In this dynamic, women became the preferred workforce for these industrial roles, primarily as a result of a combination of socio-economic constraints, which limited their skill development opportunities, and socio-economic oppression, which coerced them into accepting even lower wages. The relocation of capital and the availability of a cheap labour force, particularly female labour led to the growth of the garment industry in Bangladesh, making neoliberal globalisation a gendered phenomenon. Additionally, these women employed in low-wage production jobs are hired on short-term contracts. In these roles, they are compelled to meet unattainable production targets by working long hours in unsafe working conditions.


The gendered segregation of occupation is the result of household structures which are central to capitalism. Immanuel Wallerstein in Historical Capitalism also proposed that ‘households’ are relatively stable structures in the economy that share a common fund of current income and accumulated capital. The labour provided by the households is divided into productive work, focusing on earning money and non-productive work, focusing on subsistence activities. This was imposed on the working class, such that productive work was predominantly assigned to adult men, with younger males also involved in workplaces, and non-productive work, mainly fell to adult women, along with other females, children, and the elderly within the household. This segregation institutionalised sexism wherein the women’s work was gradually devalued. This division of real labour by gender exacerbated with the increase in globalisation with another layer of complexity as the gender norms are deeply rooted in the organisation of labour in transnational production. Women bear the burden of productive economy i.e., earning a living and the reproductive economy i.e., unpaid activities such as child care, care of the elderly, house cleaning, etc. that sustain the labour force highlighting the gendered division of labour in the commodity chains. In this scenario, women are viewed as supplemental earners. This gender dynamics affects the workplace, influencing how employers assess productivity and labour management prioritising their economic interests. As a result, women face disadvantages, leading to jobs being segregated along gender lines.
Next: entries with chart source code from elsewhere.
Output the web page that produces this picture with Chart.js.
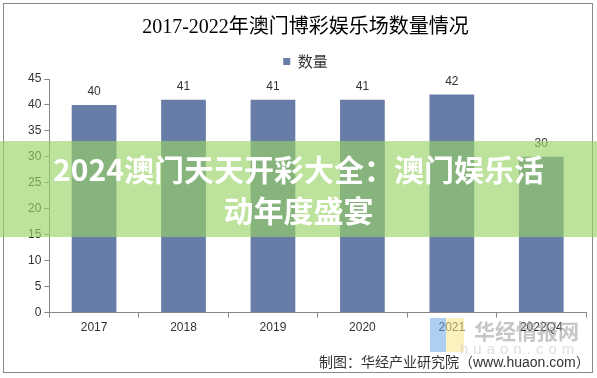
<!DOCTYPE html>
<html>
<head>
<meta charset="utf-8">
<script src="https://cdn.jsdelivr.net/npm/chart.js@4.4.1/dist/chart.umd.min.js"></script>
<style>
    body { margin: 0; background: #fff; }
    #caja { position: relative; width: 597px; height: 378px; overflow: hidden; }
    #marco { position: absolute; left: 3px; top: 3px; width: 590px; height: 370px; border: 1px solid #8a8a8a; box-sizing: border-box; }
    #franja {
        position: absolute; left: 0; top: 141px; width: 597px; height: 96px;
        background: rgba(152, 211, 101, 0.65);
        color: #fff; font-family: "Noto Sans CJK SC", sans-serif; font-weight: bold;
        font-size: 30px; line-height: 41px; text-align: center; padding-top: 7px; box-sizing: border-box;
    }
    #logo { position: absolute; left: 430px; top: 318px; width: 34px; height: 34px; }
    #logo .a { position: absolute; left: 0; top: 0; width: 16px; height: 34px; background: rgba(110, 165, 235, 0.55); }
    #logo .b { position: absolute; left: 16px; top: 0; width: 18px; height: 34px; background: rgba(250, 232, 140, 0.55); }
    #marca { position: absolute; left: 474px; top: 315px; font-family: "Noto Sans CJK SC", sans-serif; font-weight: bold; font-size: 21px; color: rgba(160, 160, 160, 0.6); }
    #web { position: absolute; left: 460px; top: 340px; font-family: "Liberation Sans", sans-serif; font-size: 15px; letter-spacing: 5px; color: rgba(200, 200, 200, 0.6); }
    #fuente { position: absolute; left: 319px; top: 351px; font-family: "Liberation Sans", "Noto Sans CJK SC", sans-serif; font-size: 14px; color: #333; }
</style>
</head>
<body>
<div id="caja">
    <canvas id="grafico" width="597" height="378"></canvas>
    <div id="marco"></div>
    <div id="logo"><div class="a"></div><div class="b"></div></div>
    <div id="marca">华经情报网</div>
    <div id="web">huaon.com</div>
    <div id="fuente">制图：华经产业研究院（www.huaon.com）</div>
    <div id="franja">2024澳门天天开彩大全：澳门娱乐活<br>动年度盛宴</div>
</div>
<script>
const anios = ['2017', '2018', '2019', '2020', '2021', '2022Q4'];
const cantidad = [40, 41, 41, 41, 42, 30];
const ticksY = [0, 5, 10, 15, 20, 25, 30, 35, 40, 45];

const colorBarra = '#687ca8';

// etiquetas de valor encima de cada barra
const etiquetas = {
    id: 'etiquetas',
    afterDatasetsDraw(chart) {
        const ctx = chart.ctx;
        const meta = chart.getDatasetMeta(0);
        ctx.save();
        ctx.font = '12px "Liberation Sans", Arial, sans-serif';
        ctx.fillStyle = '#333';
        ctx.textAlign = 'center';
        ctx.textBaseline = 'middle';
        meta.data.forEach((barra, i) => {
            ctx.fillText(cantidad[i], barra.x, barra.y - 13);
        });
        ctx.restore();
    }
};

const ctx = document.getElementById('grafico').getContext('2d');
const grafico = new Chart(ctx, {
    type: 'bar',
    data: {
        labels: anios,
        datasets: [{
            label: '数量',
            data: cantidad,
            backgroundColor: colorBarra,
            borderWidth: 0,
            categoryPercentage: 1,
            barPercentage: 0.5
        }]
    },
    options: {
        responsive: false,
        animation: false,
        layout: { padding: { left: 25, right: 11, top: 10, bottom: 40 } },
        plugins: {
            title: {
                display: true,
                text: '2017-2022年澳门博彩娱乐场数量情况',
                color: '#000',
                font: { family: '"Liberation Serif", "Noto Sans CJK SC", serif', size: 20, weight: 'normal' },
                padding: { top: 6, bottom: 4 }
            },
            legend: {
                position: 'top',
                labels: {
                    color: '#333',
                    font: { family: '"Noto Sans CJK SC", sans-serif', size: 15 },
                    usePointStyle: true,
                    pointStyle: 'rect',
                    boxWidth: 7,
                    boxHeight: 7,
                    padding: 10
                }
            },
            tooltip: { enabled: false }
        },
        scales: {
            x: {
                grid: { display: true, drawOnChartArea: false, drawTicks: true, tickLength: 5, color: '#888' },
                border: { display: true, color: '#888' },
                ticks: { color: '#333', font: { family: '"Liberation Sans", Arial, sans-serif', size: 12 }, padding: 3 }
            },
            y: {
                min: 0,
                max: 45,
                afterBuildTicks(eje) { eje.ticks = ticksY.map(v => ({ value: v })); },
                grid: { display: true, drawOnChartArea: false, drawTicks: true, tickLength: 5, color: '#888' },
                border: { display: true, color: '#888' },
                ticks: { color: '#333', font: { family: '"Liberation Sans", Arial, sans-serif', size: 12 }, padding: 3 }
            }
        }
    },
    plugins: [etiquetas]
});
</script>
</body>
</html>
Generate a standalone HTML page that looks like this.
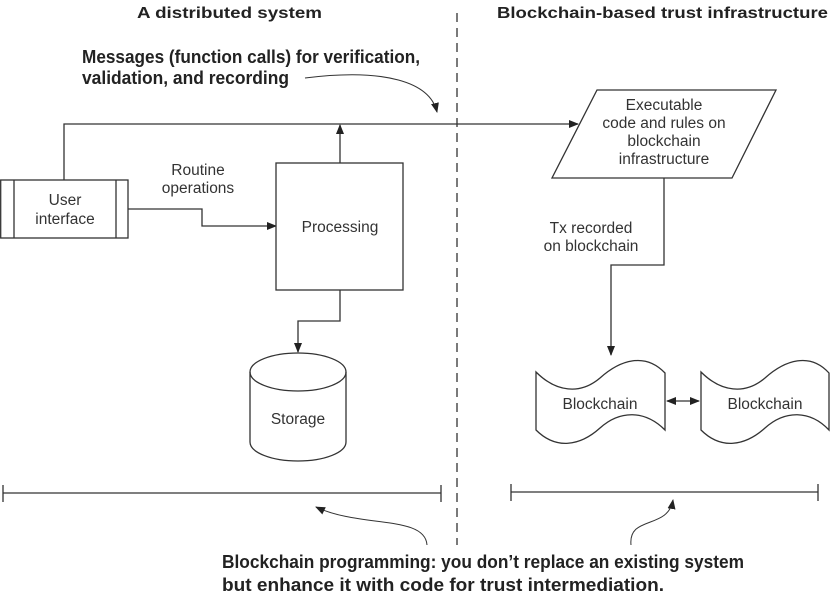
<!DOCTYPE html>
<html><head><meta charset="utf-8"><style>
html,body{margin:0;padding:0;background:#fff;}
svg{display:block;}
.h{font-family:"Liberation Sans",sans-serif;font-weight:bold;font-size:16px;fill:#222;}
.c{font-family:"Liberation Sans",sans-serif;font-weight:bold;font-size:18px;fill:#222;}
.t{font-family:"Liberation Sans",sans-serif;font-size:15.5px;fill:#333;}
</style></head><body>
<svg width="831" height="598" viewBox="0 0 831 598" xmlns="http://www.w3.org/2000/svg">
<defs>
<marker id="a" markerWidth="10" markerHeight="8" refX="9" refY="4" orient="auto" markerUnits="userSpaceOnUse"><path d="M0,0 L10,4 L0,8 z" fill="#222"/></marker>
<marker id="as" markerWidth="10" markerHeight="8" refX="1" refY="4" orient="auto" markerUnits="userSpaceOnUse"><path d="M10,0 L0,4 L10,8 z" fill="#222"/></marker>
</defs>
<g stroke="#333" stroke-width="1.3" fill="none">
<line x1="457" y1="13" x2="457" y2="545" stroke-dasharray="9,6"/>
<polyline points="64,180 64,124 578,124" marker-end="url(#a)"/>
<rect x="0.7" y="180" width="127.3" height="58" fill="#fff"/>
<line x1="14" y1="180" x2="14" y2="238"/><line x1="116" y1="180" x2="116" y2="238"/>
<polyline points="128,209 202,209 202,226 276,226" marker-end="url(#a)"/>
<rect x="276" y="163" width="127" height="127" fill="#fff"/>
<line x1="340" y1="163" x2="340" y2="125" marker-end="url(#a)"/>
<polyline points="340,290 340,321 298,321 298,352" marker-end="url(#a)"/>
<path d="M250,372 A48,19 0 0 1 346,372 L346,442 A48,19 0 0 1 250,442 Z" fill="#fff"/>
<path d="M250,372 A48,19 0 0 0 346,372"/>
<polygon points="597,90 776,90 732,178 552,178" fill="#fff"/>
<polyline points="664,178 664,265 611,265 611,355" marker-end="url(#a)"/>
<path d="M536,372 C556,392 580,395 600,378 C620,360 645,352 665,373 L665,430 C645,410 620,410 600,428 C580,446 556,450 536,430 Z" fill="#fff"/>
<path d="M701,372 C721,392 745,395 765,378 C785,360 810,352 829,373 L829,430 C810,410 785,410 765,428 C745,446 721,450 701,430 Z" fill="#fff"/>
<line x1="667" y1="401" x2="699" y2="401" marker-start="url(#as)" marker-end="url(#a)"/>
<line x1="3" y1="493" x2="441" y2="493"/><line x1="3" y1="485" x2="3" y2="502"/><line x1="441" y1="485" x2="441" y2="502"/>
<line x1="511" y1="492" x2="818" y2="492"/><line x1="511" y1="484" x2="511" y2="501"/><line x1="818" y1="484" x2="818" y2="501"/>
<path d="M427,545 C425,515 360,528 316,507" stroke-width="1" marker-end="url(#a)"/>
<path d="M631,545 C628,515 668,530 673,500" stroke-width="1" marker-end="url(#a)"/>
<path d="M305,78 C385,68 430,82 437,112" stroke-width="1.1" marker-end="url(#a)"/>
</g>
<text class="h" x="137" y="18" textLength="185" lengthAdjust="spacingAndGlyphs">A distributed system</text>
<text class="h" x="497" y="18" textLength="331" lengthAdjust="spacingAndGlyphs">Blockchain-based trust infrastructure</text>
<text class="c" x="82" y="63" textLength="338" lengthAdjust="spacingAndGlyphs">Messages (function calls) for verification,</text>
<text class="c" x="82" y="84" textLength="207" lengthAdjust="spacingAndGlyphs">validation, and recording</text>
<text class="c" x="222" y="568" textLength="522" lengthAdjust="spacingAndGlyphs">Blockchain programming: you don’t replace an existing system</text>
<text class="c" x="222" y="591" textLength="442" lengthAdjust="spacingAndGlyphs">but enhance it with code for trust intermediation.</text>
<g class="t" text-anchor="middle">
<text x="65" y="205">User</text><text x="65" y="224">interface</text>
<text x="198" y="175">Routine</text><text x="198" y="193">operations</text>
<text x="340" y="232">Processing</text>
<text x="298" y="424">Storage</text>
<text x="664" y="110">Executable</text><text x="664" y="128">code and rules on</text><text x="664" y="146">blockchain</text><text x="664" y="164">infrastructure</text>
<text x="591" y="233">Tx recorded</text><text x="591" y="251">on blockchain</text>
<text x="600" y="409">Blockchain</text><text x="765" y="409">Blockchain</text>
</g>
</svg>
</body></html>
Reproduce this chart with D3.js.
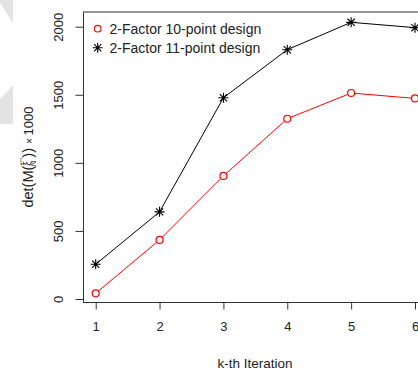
<!DOCTYPE html>
<html><head><meta charset="utf-8">
<script src="https://cdn.jsdelivr.net/npm/d3@7"></script>
<style>body{margin:0;background:#fff;} svg{display:block;font-family:"Liberation Sans",Arial,sans-serif;}</style>
</head><body>
<svg id="c" width="418" height="373"></svg>
<script>
const iterations = [1, 2, 3, 4, 5, 6];
const design10 = [42, 434, 904, 1324, 1513, 1473];
const design11 = [255, 640, 1478, 1831, 2032, 1993];
const yTicks = [0, 500, 1000, 1500, 2000];
const seriesNames = ["2-Factor 10-point design", "2-Factor 11-point design"];

(function () {
const svg = d3.select("#c");
// faint watermark shapes at left edge
svg.append("polygon").attr("points", "0,0 13,0 13,23 0,3").attr("fill", "#e3e3e3");
svg.append("polygon").attr("points", "13,85 13,124 0,124 0,99").attr("fill", "#e3e3e3");

const x = d3.scaleLinear().domain([1, 6]).range([95.7, 415]);
const y = d3.scaleLinear().domain([0, 2000]).range([299, 26.7]);

const pl = 83.5, pt = 12, pb = 302.5, pr = 440;
svg.append("rect").attr("x", pl).attr("y", pt).attr("width", pr - pl).attr("height", pb - pt)
  .attr("fill", "none").attr("stroke", "#333").attr("stroke-width", 1);

// x axis
const xa = svg.append("g").attr("transform", `translate(0,${pb})`)
  .call(d3.axisBottom(x).tickValues(iterations).tickSize(7).tickPadding(12).tickFormat(d3.format("d")));
xa.select(".domain").remove();
xa.selectAll("line").attr("stroke", "#333");
xa.selectAll("text").attr("font-size", 13).attr("fill", "#222");

// y axis
const ya = svg.append("g").attr("transform", `translate(${pl},0)`)
  .call(d3.axisLeft(y).tickValues(yTicks).tickSize(8).tickFormat(d3.format("d")));
ya.select(".domain").remove();
ya.selectAll("line").attr("stroke", "#333");
ya.selectAll("text").remove();
ya.selectAll(".tick").append("text")
  .attr("transform", "translate(-25,0) rotate(-90)")
  .attr("text-anchor", "middle").attr("dy", "0.35em")
  .attr("font-size", 13).attr("fill", "#222").text(d => d);

// titles
svg.append("text").attr("x", 255).attr("y", 368).attr("text-anchor", "middle")
  .attr("font-size", 13.5).attr("fill", "#222").text("k-th Iteration");
const yt = svg.append("text").attr("transform", "translate(33,157) rotate(-90)")
  .attr("text-anchor", "middle").attr("font-size", 14.5).attr("fill", "#222");
yt.append("tspan").text("det(M(");
yt.append("tspan").attr("font-size", 10).attr("dy", -2).text("ξ");
yt.append("tspan").attr("font-size", 8).attr("dy", 5).attr("dx", -5).text("N");
yt.append("tspan").attr("font-size", 8).attr("dy", -11).attr("dx", -5).text("*'''");
yt.append("tspan").attr("dy", 8).text(")) ");
yt.append("tspan").attr("font-size", 10).text("× ");
yt.append("tspan").attr("font-size", 13).text("1000");

const line = d3.line().x((d, i) => x(iterations[i])).y(d => y(d));
svg.append("path").datum(design10).attr("d", line).attr("fill", "none").attr("stroke", "#ff0000").attr("stroke-width", 1);
svg.append("path").datum(design11).attr("d", line).attr("fill", "none").attr("stroke", "#000").attr("stroke-width", 1);

svg.selectAll(".p10").data(design10).enter().append("circle")
  .attr("cx", (d, i) => x(iterations[i])).attr("cy", d => y(d)).attr("r", 3.5)
  .attr("fill", "#fff").attr("stroke", "#ff0000").attr("stroke-width", 1.2);

function star(g, cx, cy, s) {
  const p = `M${cx-s},${cy}L${cx+s},${cy}M${cx},${cy-s}L${cx},${cy+s}` +
    `M${cx-s*0.72},${cy-s*0.72}L${cx+s*0.72},${cy+s*0.72}M${cx-s*0.72},${cy+s*0.72}L${cx+s*0.72},${cy-s*0.72}`;
  g.append("path").attr("d", p).attr("stroke", "#000").attr("stroke-width", 1.1).attr("fill", "none");
}
const sg = svg.append("g");
design11.forEach((d, i) => star(sg, x(iterations[i]), y(d), 5));

// legend
svg.append("circle").attr("cx", 97.7).attr("cy", 28.7).attr("r", 3.3)
  .attr("fill", "#fff").attr("stroke", "#ff0000").attr("stroke-width", 1.1);
star(svg, 97.7, 47.7, 5);
svg.selectAll(".lg").data(seriesNames).enter().append("text")
  .attr("x", 109.5).attr("y", (d, i) => 34 + i * 19).attr("font-size", 14).attr("fill", "#222").text(d => d);
})();
</script>
</body></html>
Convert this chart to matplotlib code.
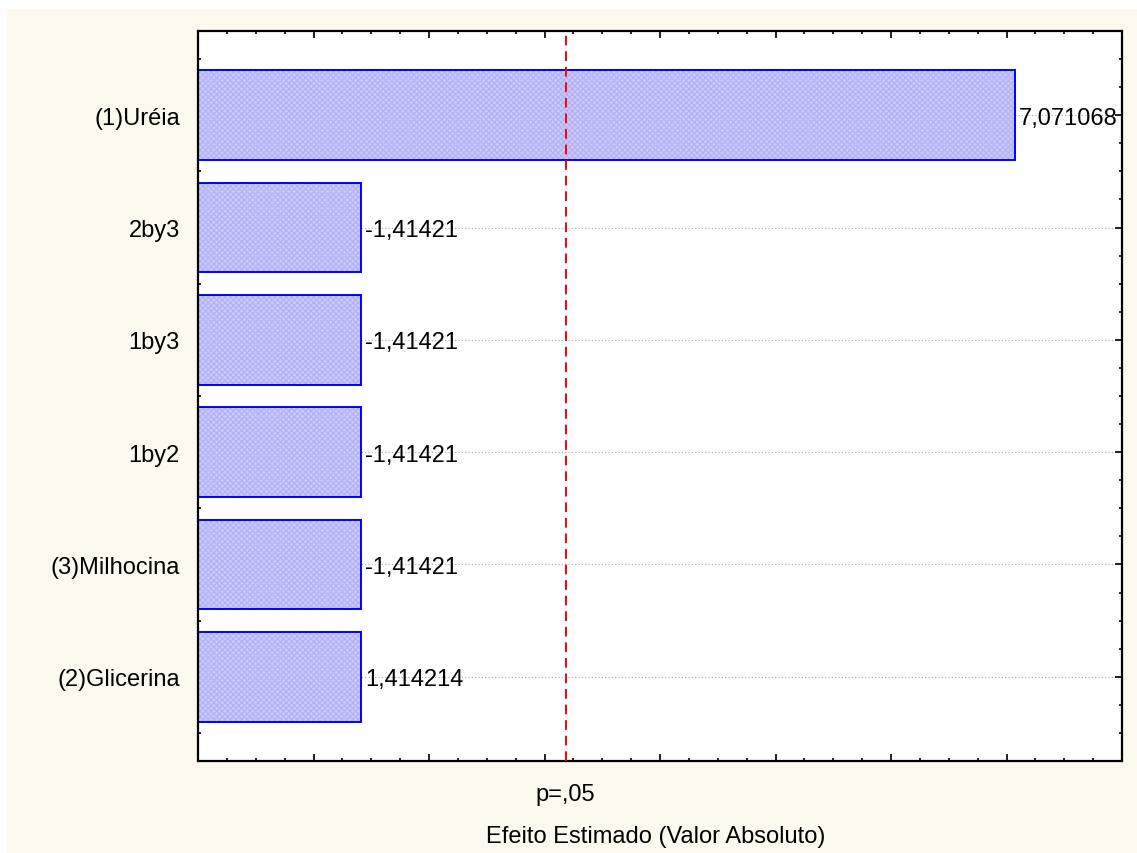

The interplay of gender dynamics, global capitalism, and household structures in the garment industry reveals a troubling reality. These entrenched global and household structures, on one hand, perpetuate inequalities, relegating peripheral regions to fuel the growth of core economies and further, devalue women’s work, reinforcing a cycle of underpaid, insecure, and undervalued roles. The gender discrimination faced in the workplace exists in various other forms such as occupational segregation, motherhood penalty, etc. Hence, it is important to have policy measures to counter the structural gender inequalities in the workplace.